The XPA-2 offers 1000 watts bridged power and would be a total of $400 less money.



*XPA-1 Specs*

Power output:
8 ohms = 500 WRMS 
4 ohms = 1000 WRMS
Stable below 4 ohms

​  
• Gain structure - 32db.
 • Frequency response is 20 to 20Khz with less than 0.2db deviation.
 • Broadband frequency response: 10 to 100Khz at +0db-3db.
 • Signal to noise ratio at 1 watt: <89db and <117db referenced to full power output.
• THD at rated power for all impedance is 0.03% (referenced from 20 to 20Khz)
• True Differential Reference*™* design.
• Discrete front end.
• Fully balanced quad differential input stage.
• Darlington VAS stage with optimized C dominant pole.
• Ultra high current ON Semiconductor output stage with low output impedance.
• 24) On Semi-Conductor output devices.
• 1200VA transformer with 130,000uF of secondary capacitance.
• Input Impedance: 47K ohm 
• External Trigger: 3-12 Volts DC (tip positive) 
• DC Offset: <1mV 
• Fully protected from all fault conditions 
• External trigger input/output (3-12 Volts DC - tip positive) 
• Soft touch power switch 
• 4RU chassis w/solid milled aluminum faceplate 
• IEC power inlet, 120/230 VAC configurable
• Laser etched serial number on faceplate.
• HIgh resolution LED metering (defeatable).
• 17” W x 7.75” H x 19.5” D (depth is measured from front faceplate to end of protective rear panel rubber pieces)


*XPA-2 Specs*

• 250 watts RMS x 2 into 8 ohms / 500 watts RMS x 2 into 4 ohms









• Amplifier Class: Short signal path A/B
• Output design: Triple Darlington with ON semiconductor output stages
• Differential Drive: Dual Differential input
• Types of inputs: Both Balanced (XLR) and Un-balanced (RCA)
• Type of outputs: Audiophile quality 5 way binding post
• Display type: Digital VU meters
• Metering: 14) Blue LEDS and 1) red per channel 
• Power output: 250 watts RMS/ channel into 8 ohms, 500 watts RMS/ channel into 4 ohms and 1,000 watts RMS bridged.
• THD+N at rated power output: 0.007%
• S/N ratio: >100db
• Frequency response: 10 to 120Khz (-3db) and 20 to 20 (with less than .15db deviation)
• Gain structure: 32db
• Transformer size: 1200VA mounted in a reinforced steel super structure
• Secondary capacitance: 54,000uF
• Massive aluminum heat sinks running the length of the amp ensure cool operation and amp longevity
• Weight: Approximately 75 pounds
• Raw Weight: 75.4lbs/ 34.2kg
• Shipping Weight: 88.6lbs / 40.2kg
• Dimensions: 17” W x 7.75” H x 19” D (432mm W x 197mm H x 483mm D)
* Specifications subject to change without notice.

*Additional features: *Glass epoxy pc boards, 1% resistors, metal film capacitors, soft start circuitry (does not have a current spike on start up), dual stage rectifiers and secondary capacitance.
Compartmentalized design for greater isolation from noise.

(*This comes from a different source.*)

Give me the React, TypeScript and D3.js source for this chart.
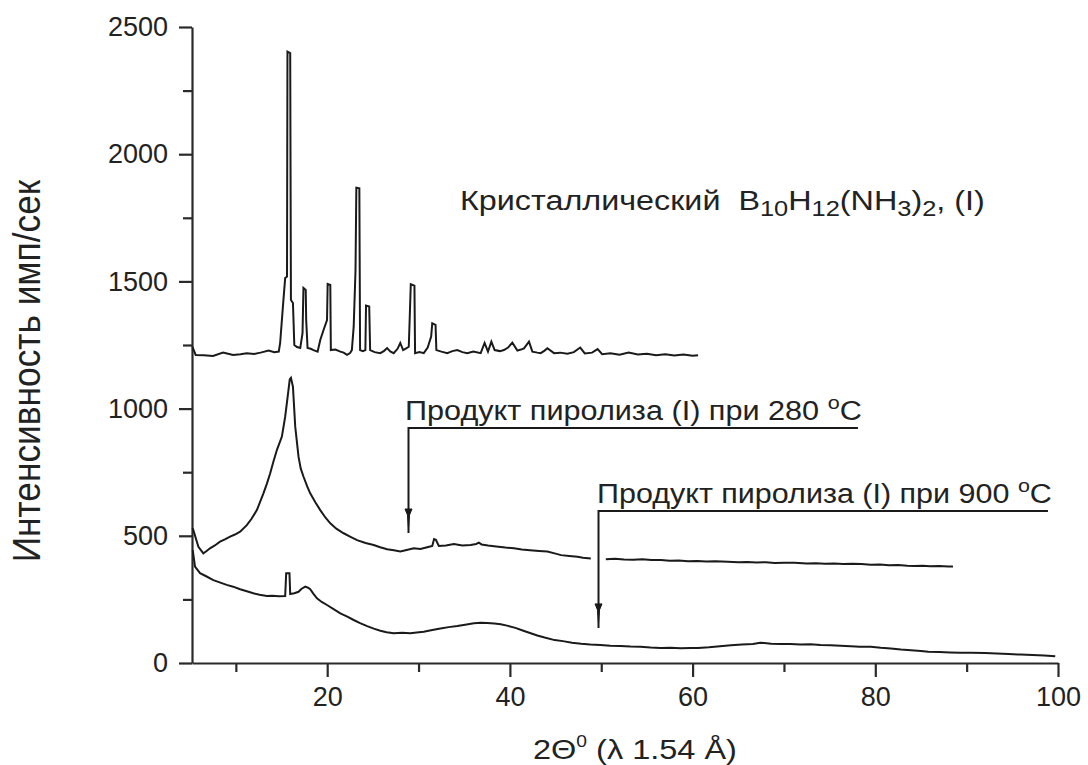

The transformer is mounted in it's own substructure. The amplfiier channels are all fully shielded, and the unit has switches for turning the metering and/or status LEDs on or off. The amplifier also features automatic voltage selection.


----------



## hddummy (Mar 9, 2007)

I could try and sound smart and rattle off the differences, or I can relay you to the best source possible.....the creators.

http://emotiva.com/webcast0808/webcast.shtm
listen to part two and you get all your answers. :T


----------



## Anthony (Oct 5, 2006)

Link doesn't seem to work (yours does, Emotiva's does not). Unless Firefox is blocking something . . .


----------



## hddummy (Mar 9, 2007)

mine works using IE7. It boils down to two things...1) the XPA-1 is a fully balanced amp. It takes the negative input and amplifies it negative and takes the positive input and amplifies it positive. I believe that means the XPA-2 uses the negative input as a reference and just amplifies the positive. 2) the XPA-1 is stable down to 2ohms where as the XPA-2 bridged can kinda-sorta pull off 4 ohms if you don't push it.

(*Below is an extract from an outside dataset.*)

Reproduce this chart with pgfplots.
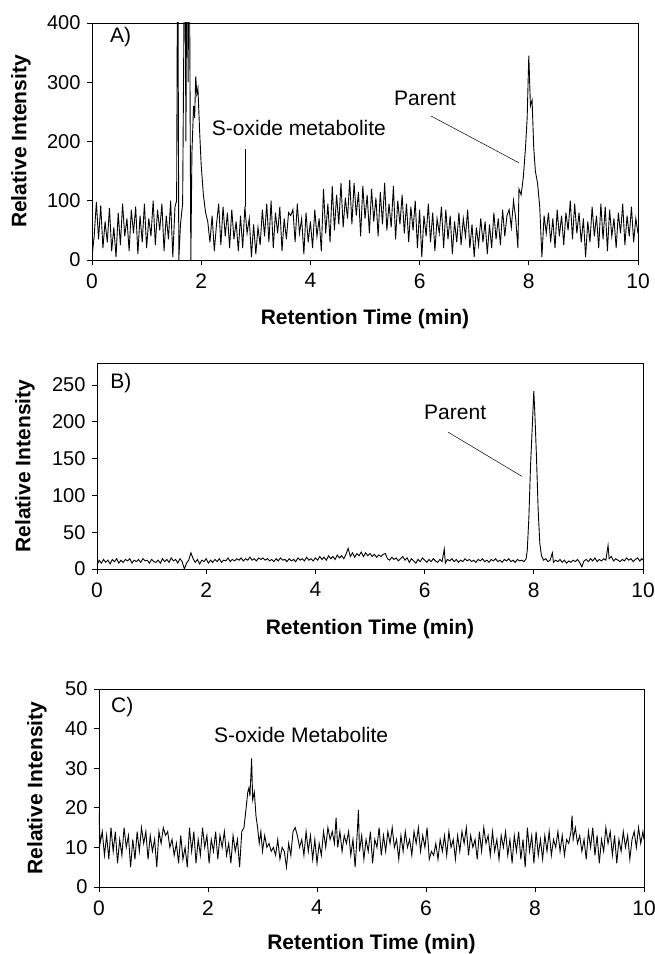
\documentclass[border=0pt]{standalone}
\usepackage{pgfplots}
\pgfplotsset{compat=1.18}
\usepackage{fontspec}
\setmainfont{Liberation Sans}
\tikzset{ann/.style={font=\fontsize{21}{24}\selectfont, inner sep=0pt}}
\pgfplotsset{
  common/.style={
    scale only axis, anchor=south west,
    xmin=0, xmax=10, xtick={0,2,4,6,8,10},
    tick align=outside, xtick pos=bottom, ytick pos=left,
    major tick length=5pt,
    axis line style={line width=0.8pt},
    every tick/.style={black, line width=0.8pt},
    /pgf/number format/assume math mode=true,
    /pgfplots/yticklabel style={font=\fontsize{20}{22}\selectfont, xshift=-3pt},
    /pgfplots/xticklabel style={font=\fontsize{21}{23}\selectfont, yshift=-5pt},
    /pgfplots/label style={font=\bfseries\fontsize{21}{24}\selectfont},
    /pgfplots/xlabel={Retention Time (min)}, /pgfplots/ylabel={Relative Intensity},
  },
  trace/.style={black, line width=0.9pt, no markers},
}
\begin{document}
\begin{tikzpicture}
\useasboundingbox (0pt,0pt) rectangle (654pt,954pt);
% ---------------- Panel A ----------------
\begin{axis}[common, at={(92pt,694pt)}, width=546pt, height=237pt,
  ymin=0, ymax=400, ytick={0,100,200,300,400},
  xlabel style={at={(axis description cs:0.5,-0.274)}, anchor=base},
  ylabel style={at={(axis description cs:-0.13,0.5)}, anchor=center}]
\addplot[trace] table {
0.00 5
0.04 40
0.08 98
0.12 35
0.16 92
0.20 20
0.24 65
0.28 30
0.32 88
0.36 15
0.40 55
0.44 5
0.48 80
0.52 25
0.56 95
0.60 40
0.64 70
0.68 15
0.72 85
0.76 45
0.80 90
0.84 10
0.88 75
0.92 30
0.96 95
1.00 20
1.04 70
1.08 40
1.12 100
1.16 25
1.20 85
1.24 50
1.28 95
1.32 15
1.36 75
1.40 35
1.44 100
1.48 5
1.52 90
1.55 100
1.57 600
1.59 0
1.62 60
1.66 95
1.70 600
1.72 200
1.74 600
1.76 300
1.78 600
1.81 0
1.83 180
1.86 260
1.88 240
1.90 310
1.92 280
1.94 290
1.97 220
2.00 160
2.04 110
2.08 80
2.12 65
2.16 30
2.20 75
2.24 15
2.28 60
2.32 95
2.36 25
2.40 90
2.44 40
2.48 80
2.52 20
2.56 85
2.60 35
2.64 65
2.68 15
2.72 75
2.76 20
2.80 90
2.84 45
2.88 70
2.92 5
2.96 60
3.00 10
3.04 55
3.08 25
3.12 85
3.16 40
3.20 95
3.24 30
3.28 100
3.32 20
3.36 80
3.40 45
3.44 90
3.48 15
3.52 70
3.56 35
3.60 80
3.64 75
3.68 85
3.72 30
3.76 95
3.80 45
3.84 70
3.88 10
3.92 80
3.96 30
4.00 65
4.04 20
4.08 85
4.12 40
4.16 70
4.20 15
4.24 120
4.28 45
4.32 95
4.36 30
4.40 125
4.44 50
4.48 110
4.52 60
4.56 130
4.60 55
4.64 105
4.68 70
4.72 135
4.76 60
4.80 130
4.84 75
4.88 115
4.92 40
4.96 125
5.00 70
5.04 110
5.08 45
5.12 120
5.16 65
5.20 105
5.24 40
5.28 115
5.32 60
5.36 130
5.40 50
5.44 95
5.48 55
5.52 125
5.56 35
5.60 100
5.64 60
5.68 110
5.72 45
5.76 95
5.80 30
5.84 90
5.88 50
5.92 100
5.96 20
6.00 85
6.04 5
6.08 75
6.12 40
6.16 95
6.20 30
6.24 80
6.28 15
6.32 70
6.36 45
6.40 90
6.44 20
6.48 85
6.52 35
6.56 75
6.60 10
6.64 65
6.68 30
6.72 80
6.76 25
6.80 70
6.84 40
6.88 85
6.92 20
6.96 60
7.00 5
7.04 55
7.08 25
7.12 70
7.16 30
7.20 65
7.24 10
7.28 60
7.32 20
7.36 80
7.40 35
7.44 70
7.48 25
7.52 85
7.56 40
7.60 75
7.64 85
7.68 55
7.72 100
7.76 70
7.80 20
7.82 120
7.86 110
7.90 140
7.94 190
7.97 240
8.00 345
8.03 260
8.06 270
8.09 190
8.12 150
8.16 130
8.20 90
8.24 5
8.28 75
8.32 45
8.36 80
8.40 30
8.44 70
8.48 20
8.52 85
8.56 40
8.60 75
8.64 25
8.68 80
8.72 50
8.76 100
8.80 35
8.84 95
8.88 45
8.92 80
8.96 30
9.00 70
9.04 5
9.08 65
9.12 30
9.16 90
9.20 40
9.24 75
9.28 20
9.32 95
9.36 35
9.40 90
9.44 15
9.48 85
9.52 40
9.56 70
9.60 20
9.64 80
9.68 45
9.72 95
9.76 25
9.80 75
9.84 40
9.88 90
9.92 30
9.96 70
10.00 45
};
\node[ann, anchor=west] at (axis cs:0.33,376) {A)};
\node[ann] at (axis cs:3.79,223) {S-oxide metabolite};
\draw[line width=0.5pt] (axis cs:2.80,187) -- (axis cs:2.80,90);
\node[ann] at (axis cs:6.10,272) {Parent};
\draw[line width=0.5pt] (axis cs:6.21,243) -- (axis cs:7.82,164);
\end{axis}
% ---------------- Panel B ----------------
\begin{axis}[common, at={(97pt,385pt)}, width=546pt, height=206pt,
  ymin=0, ymax=280, ytick={0,50,100,150,200,250},
  xlabel style={at={(axis description cs:0.5,-0.320)}, anchor=base},
  ylabel style={at={(axis description cs:-0.132,0.5)}, anchor=center}]
\addplot[trace] table {
0.00 5
0.04 12
0.08 8
0.12 13
0.16 9
0.20 12
0.24 7
0.28 13
0.32 10
0.36 14
0.40 8
0.44 12
0.48 9
0.52 13
0.56 11
0.60 14
0.64 8
0.68 12
0.72 10
0.76 13
0.80 9
0.84 14
0.88 11
0.92 12
0.96 8
1.00 13
1.04 10
1.08 9
1.12 12
1.16 8
1.20 14
1.24 10
1.28 13
1.32 9
1.36 15
1.40 11
1.44 13
1.48 8
1.52 14
1.56 10
1.60 0
1.64 8
1.68 12
1.72 22
1.76 14
1.80 9
1.84 13
1.88 7
1.92 12
1.96 10
2.00 14
2.04 8
2.08 12
2.12 9
2.16 13
2.20 10
2.24 14
2.28 9
2.32 12
2.36 11
2.40 15
2.44 10
2.48 13
2.52 11
2.56 14
2.60 12
2.64 15
2.68 11
2.72 14
2.76 12
2.80 16
2.84 12
2.88 14
2.92 11
2.96 15
3.00 13
3.04 15
3.08 12
3.12 14
3.16 11
3.20 13
3.24 10
3.28 14
3.32 11
3.36 15
3.40 12
3.44 13
3.48 10
3.52 14
3.56 11
3.60 13
3.64 10
3.68 15
3.72 12
3.76 14
3.80 11
3.84 16
3.88 12
3.92 14
3.96 11
4.00 15
4.04 12
4.08 17
4.12 13
4.16 16
4.20 12
4.24 18
4.28 14
4.32 17
4.36 13
4.40 19
4.44 15
4.48 18
4.52 14
4.56 20
4.60 28
4.64 17
4.68 22
4.72 16
4.76 21
4.80 18
4.84 23
4.88 17
4.92 22
4.96 18
5.00 21
5.04 17
5.08 20
5.12 16
5.16 19
5.20 17
5.24 20
5.28 21
5.32 14
5.36 12
5.40 16
5.44 13
5.48 15
5.52 11
5.56 14
5.60 17
5.64 12
5.68 15
5.72 9
5.76 14
5.80 11
5.84 8
5.88 13
5.92 10
5.96 15
6.00 12
6.04 9
6.08 13
6.12 10
6.16 14
6.20 11
6.24 9
6.28 13
6.32 10
6.36 27
6.38 8
6.42 13
6.46 11
6.50 14
6.54 10
6.58 13
6.62 9
6.66 12
6.70 10
6.74 14
6.78 11
6.82 13
6.86 10
6.90 12
6.94 9
6.98 13
7.02 11
7.06 14
7.10 10
7.14 12
7.18 9
7.22 13
7.26 11
7.30 14
7.34 10
7.38 12
7.42 9
7.46 13
7.50 11
7.54 14
7.58 10
7.62 12
7.66 9
7.70 13
7.74 11
7.78 12
7.82 10
7.86 14
7.88 25
7.91 70
7.94 140
7.97 190
8.00 242
8.02 210
8.05 150
8.08 80
8.11 35
8.14 18
8.18 12
8.22 14
8.26 10
8.30 12
8.34 22
8.36 9
8.40 12
8.44 10
8.48 13
8.52 9
8.56 12
8.60 8
8.64 11
8.68 9
8.72 12
8.76 10
8.80 13
8.84 9
8.88 3
8.92 11
8.96 13
9.00 10
9.04 14
9.08 11
9.12 15
9.16 10
9.20 13
9.24 11
9.28 14
9.32 12
9.36 32
9.38 14
9.42 17
9.46 11
9.50 14
9.54 12
9.58 10
9.62 13
9.66 11
9.70 15
9.74 12
9.78 14
9.82 10
9.86 13
9.90 15
9.94 11
9.98 14
10.00 12
};
\node[ann, anchor=west] at (axis cs:0.24,253) {B)};
\node[ann] at (axis cs:6.56,213) {Parent};
\draw[line width=0.5pt] (axis cs:6.43,186) -- (axis cs:7.78,126);
\end{axis}
% ---------------- Panel C ----------------
\begin{axis}[common, at={(99pt,67pt)}, width=545pt, height=198pt,
  ymin=0, ymax=50, ytick={0,10,20,30,40,50},
  xlabel style={at={(axis description cs:0.5,-0.318)}, anchor=base},
  ylabel style={at={(axis description cs:-0.114,0.5)}, anchor=center}]
\addplot[trace] table {
0.00 19
0.02 11
0.06 14
0.10 8
0.14 13
0.18 7
0.22 15
0.26 9
0.30 14
0.34 6
0.38 12
0.42 8
0.46 15
0.50 10
0.54 13
0.58 5
0.62 12
0.66 7
0.70 14
0.74 9
0.78 15
0.82 11
0.86 14
0.90 7
0.94 13
0.98 9
1.02 12
1.06 5
1.10 14
1.14 11
1.18 15
1.22 13
1.26 14
1.30 10
1.34 12
1.38 8
1.42 11
1.46 6
1.50 13
1.54 7
1.58 10
1.62 5
1.66 15
1.70 9
1.74 14
1.78 6
1.82 12
1.86 8
1.90 15
1.94 10
1.98 13
2.02 6
2.06 12
2.10 9
2.14 14
2.18 7
2.22 13
2.26 10
2.30 14
2.34 8
2.38 11
2.42 6
2.46 13
2.50 9
2.54 12
2.58 5
2.62 14
2.66 15
2.70 20
2.73 24
2.75 25
2.77 23
2.80 32.5
2.82 22
2.85 24
2.88 18
2.91 15
2.94 11
2.97 14
3.00 9
3.04 13
3.08 10
3.12 11
3.16 9
3.20 10
3.24 8
3.28 12
3.32 7
3.36 10
3.40 9
3.44 5
3.48 11
3.52 8
3.56 14
3.60 15
3.64 13
3.68 10
3.72 12
3.76 8
3.80 14
3.84 9
3.88 13
3.92 7
3.96 12
4.00 6
4.04 11
4.08 8
4.12 14
4.16 10
4.20 15
4.24 12
4.28 14
4.32 11
4.35 17.5
4.38 10
4.42 14
4.46 9
4.50 13
4.54 11
4.58 14
4.62 8
4.66 12
4.70 5
4.74 14
4.76 19.5
4.78 9
4.82 13
4.86 7
4.90 12
4.94 9
4.98 14
5.02 6
5.06 12
5.10 10
5.14 15
5.18 8
5.22 13
5.26 9
5.30 14
5.34 11
5.38 15
5.42 10
5.46 12
5.50 7
5.54 13
5.58 9
5.62 14
5.66 10
5.70 12
5.74 8
5.78 14
5.82 11
5.86 15
5.90 9
5.94 13
5.98 10
6.02 15
6.06 7
6.10 9
6.14 8
6.18 11
6.22 7
6.26 12
6.30 9
6.34 13
6.38 8
6.42 14
6.46 10
6.50 12
6.54 7
6.58 13
6.62 9
6.66 14
6.70 11
6.74 15
6.78 8
6.82 13
6.86 10
6.90 12
6.94 7
6.98 14
7.02 9
7.06 15
7.10 11
7.14 13
7.18 8
7.22 14
7.26 9
7.30 12
7.34 7
7.38 13
7.42 10
7.46 14
7.50 8
7.54 12
7.58 6
7.62 13
7.66 9
7.70 14
7.74 7
7.78 12
7.82 5
7.86 15
7.90 9
7.94 13
7.98 6
8.02 14
8.06 8
8.10 12
8.14 7
8.18 13
8.22 9
8.26 14
8.30 8
8.34 12
8.38 10
8.42 14
8.46 9
8.50 13
8.54 8
8.58 12
8.62 11
8.66 14
8.68 18
8.70 12
8.74 15
8.78 11
8.82 13
8.86 9
8.90 12
8.94 7
8.98 14
9.02 10
9.06 15
9.10 8
9.14 13
9.18 6
9.22 12
9.26 9
9.30 15
9.34 11
9.38 14
9.42 8
9.46 13
9.50 6
9.54 12
9.58 9
9.62 14
9.66 10
9.70 13
9.74 7
9.78 12
9.82 14
9.86 10
9.90 15
9.94 11
9.98 14
10.00 12
};
\node[ann, anchor=west] at (axis cs:0.22,45.5) {C)};
\node[ann] at (axis cs:3.71,38.4) {S-oxide Metabolite};
\end{axis}
\end{tikzpicture}
\end{document}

Also, the XPA-1 has better build quality and components...la de da


----------



## Sonnie (Apr 11, 2006)

Ahh... I was not sure if the XPA-2 was stable to 2 ohms or not. So for some speakers that are more demanding, like Martin Logan's that will run down to 2 ohms, the XPA-2 might not be the best choice.

I wonder if being fully balanced with better components makes an ABX comparison difference.

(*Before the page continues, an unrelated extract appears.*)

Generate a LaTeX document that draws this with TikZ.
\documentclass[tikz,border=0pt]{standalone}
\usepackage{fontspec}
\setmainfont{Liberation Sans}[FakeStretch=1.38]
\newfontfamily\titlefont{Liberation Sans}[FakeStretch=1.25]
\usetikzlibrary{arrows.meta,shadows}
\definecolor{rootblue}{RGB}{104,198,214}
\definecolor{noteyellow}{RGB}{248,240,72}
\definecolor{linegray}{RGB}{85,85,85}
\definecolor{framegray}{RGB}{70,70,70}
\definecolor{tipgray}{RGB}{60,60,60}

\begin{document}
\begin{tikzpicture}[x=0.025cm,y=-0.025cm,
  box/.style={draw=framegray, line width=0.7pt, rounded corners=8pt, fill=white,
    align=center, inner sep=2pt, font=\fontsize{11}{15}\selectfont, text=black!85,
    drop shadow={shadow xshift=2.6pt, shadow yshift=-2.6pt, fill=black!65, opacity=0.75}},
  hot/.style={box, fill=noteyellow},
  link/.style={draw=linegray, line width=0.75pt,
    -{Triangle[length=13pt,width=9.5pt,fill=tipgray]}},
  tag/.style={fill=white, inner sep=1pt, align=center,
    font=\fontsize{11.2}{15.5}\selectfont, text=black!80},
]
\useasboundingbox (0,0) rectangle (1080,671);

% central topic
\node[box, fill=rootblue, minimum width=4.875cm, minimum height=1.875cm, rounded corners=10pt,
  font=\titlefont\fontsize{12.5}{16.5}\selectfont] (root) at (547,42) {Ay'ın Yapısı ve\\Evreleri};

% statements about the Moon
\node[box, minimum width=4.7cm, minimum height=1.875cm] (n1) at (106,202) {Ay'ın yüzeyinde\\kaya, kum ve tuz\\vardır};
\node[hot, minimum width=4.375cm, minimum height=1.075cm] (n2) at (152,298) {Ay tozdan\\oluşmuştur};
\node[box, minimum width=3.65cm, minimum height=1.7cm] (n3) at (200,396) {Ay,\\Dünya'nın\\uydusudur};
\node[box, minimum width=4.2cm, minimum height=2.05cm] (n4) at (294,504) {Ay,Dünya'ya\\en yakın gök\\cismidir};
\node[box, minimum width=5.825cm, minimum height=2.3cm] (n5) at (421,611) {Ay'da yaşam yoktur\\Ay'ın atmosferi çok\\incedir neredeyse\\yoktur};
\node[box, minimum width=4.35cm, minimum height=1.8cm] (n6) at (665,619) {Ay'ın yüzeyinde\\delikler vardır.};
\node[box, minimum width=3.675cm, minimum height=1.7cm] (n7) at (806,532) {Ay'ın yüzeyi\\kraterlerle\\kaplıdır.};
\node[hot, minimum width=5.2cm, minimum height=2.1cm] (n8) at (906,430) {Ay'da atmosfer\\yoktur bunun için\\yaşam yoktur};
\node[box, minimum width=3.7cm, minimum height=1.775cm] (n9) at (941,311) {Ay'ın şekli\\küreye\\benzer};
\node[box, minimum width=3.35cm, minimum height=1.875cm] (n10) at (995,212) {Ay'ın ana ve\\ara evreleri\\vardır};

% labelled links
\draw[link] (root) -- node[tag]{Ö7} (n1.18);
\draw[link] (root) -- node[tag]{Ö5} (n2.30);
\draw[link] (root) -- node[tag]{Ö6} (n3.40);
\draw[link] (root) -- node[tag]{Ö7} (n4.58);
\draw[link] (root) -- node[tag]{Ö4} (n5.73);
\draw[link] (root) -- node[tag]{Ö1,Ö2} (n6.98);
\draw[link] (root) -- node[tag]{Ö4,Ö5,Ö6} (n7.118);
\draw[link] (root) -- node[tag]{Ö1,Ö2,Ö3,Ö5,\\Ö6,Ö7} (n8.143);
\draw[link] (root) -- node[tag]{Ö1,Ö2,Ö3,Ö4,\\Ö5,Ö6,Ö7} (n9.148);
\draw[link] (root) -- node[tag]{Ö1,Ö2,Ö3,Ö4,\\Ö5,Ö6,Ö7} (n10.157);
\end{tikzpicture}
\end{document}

The webcast worked for about 5 minutes, then stopped on me. I can't see to get it to work in FF or IE, even with this turbo charged connection I have. The mp3 link is dead as well. I will call Emotiva and see if I can get the file downloaded... I would like to hear it all.

Thanks!


----------



## hddummy (Mar 9, 2007)

I'll try to record it to an MP3 from the web feed later today.


----------



## jackfish (Dec 27, 2006)

From the Emotiva XPA-2 literature:


> Completely stable into 4 ohm loads (not in bridge mode)


From the Emotiva XPA-1 literature:


> Completely stable into 4 ohm loads


This would suggest that in bridge mode the Emotiva XPA-2 is not recommended to be used with below an 8 Ohm load.


----------



## Sonnie (Apr 11, 2006)

hddummy said:


> I'll try to record it to an MP3 from the web feed later today.


Thanks... I appreciate it! I did let them know about the page error.



jackfish said:


> From the Emotiva XPA-2 literature:
> 
> From the Emotiva XPA-1 literature:
> 
> This would suggest that in bridge mode the Emotiva XPA-2 is not recommended to be used with below an 8 Ohm load.


This is what tech support stated... the XPA-2 is only stable to 8 ohms in the bridged mode. However, in stereo, it is stable to 2 ohms.

I am going to pick up a pair of the XPA-1's to experiment with in my system. That is if I do not blow the house up with all this amp power... two of these plus four EP2500's and a NAD T785 receiver... that power panel is turning very fast.


----------



## hddummy (Mar 9, 2007)

hope the quality isn't too bad...i had to cut the bitrate way down to fit it


----------